Juja is an electoral constituency in Kenya. It is one of twelve constituencies in Kiambu County, one of four in the former Thika District. The constituency was established for the 1969 elections.

Before the 2013 elections, the constituency was broken into Juja, Ruiru and Thika Town constituencies. The current MP is Hon. George Koimburi who won a by-election in 2021.This followed the death of Hon. Francis Munyua Waititu of Jubilee Party who had been first elected in 2013 and re-elected in 2017. It has a population of 300,948 people (2019 census).

It is home to the main campus of Jomo Kenyatta University of Agriculture and Technology (JKUAT).

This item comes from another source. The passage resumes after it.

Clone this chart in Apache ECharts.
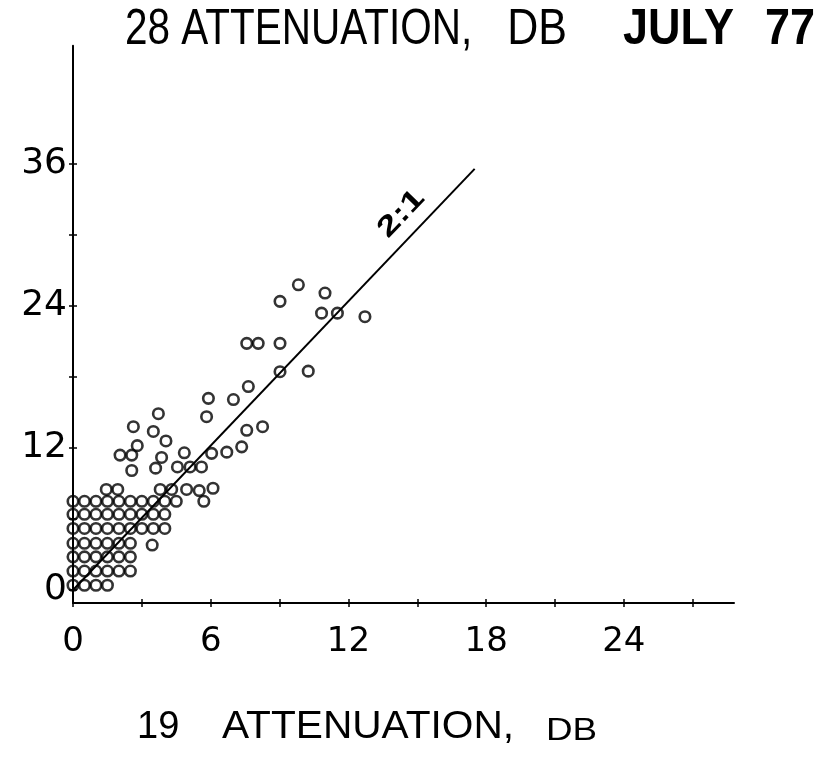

== Members of Parliament ==

| Elections | MP | Party | Notes |
|---|---|---|---|
| 1969 | Gitu Kahengeri | KANU | Unopposed |
| 1974 | Peter Kenyatta Muigai | KANU | One-party system |
| 1979 | Gitu Kahengeri | KANU | One-party system |
| 1983 | George Kamau Muhoho | KANU | One-party system |
| 1988 | George Kamau Muhoho | KANU | One-party system |
| 1992 | Stephen Rugendo Ndicho | Ford-Asili | Multi-party system |
| 1997 | Stephen Rugendo Ndicho | SDP | Multi-party system |
| 2002 | William Kabogo Gitau | Sisi kwa Sisi | Multi-party system |
| 2007 | George Thuo | PNU | Election disputed by William Kabogo, seat declared vacant on 16 April 2010 due to election irregularities |
| 2010 | William Kabogo Gitau | NARC-Kenya | By-election |
| 2013 | Munyua Waititu (Wakapee) | TNA | Multi-party system |
| 2017 | Munyua Waititu (Wakapee) | JP | Multi-party system |
| 2021 | George Koimburi | PEP | By-election |
| 2022 | George Koimburi | UDA | Multi-party system |

== Locations and wards ==
The electoral wards in this constituency are Juja, Kalimoni, Witeithie, Murera and Theta.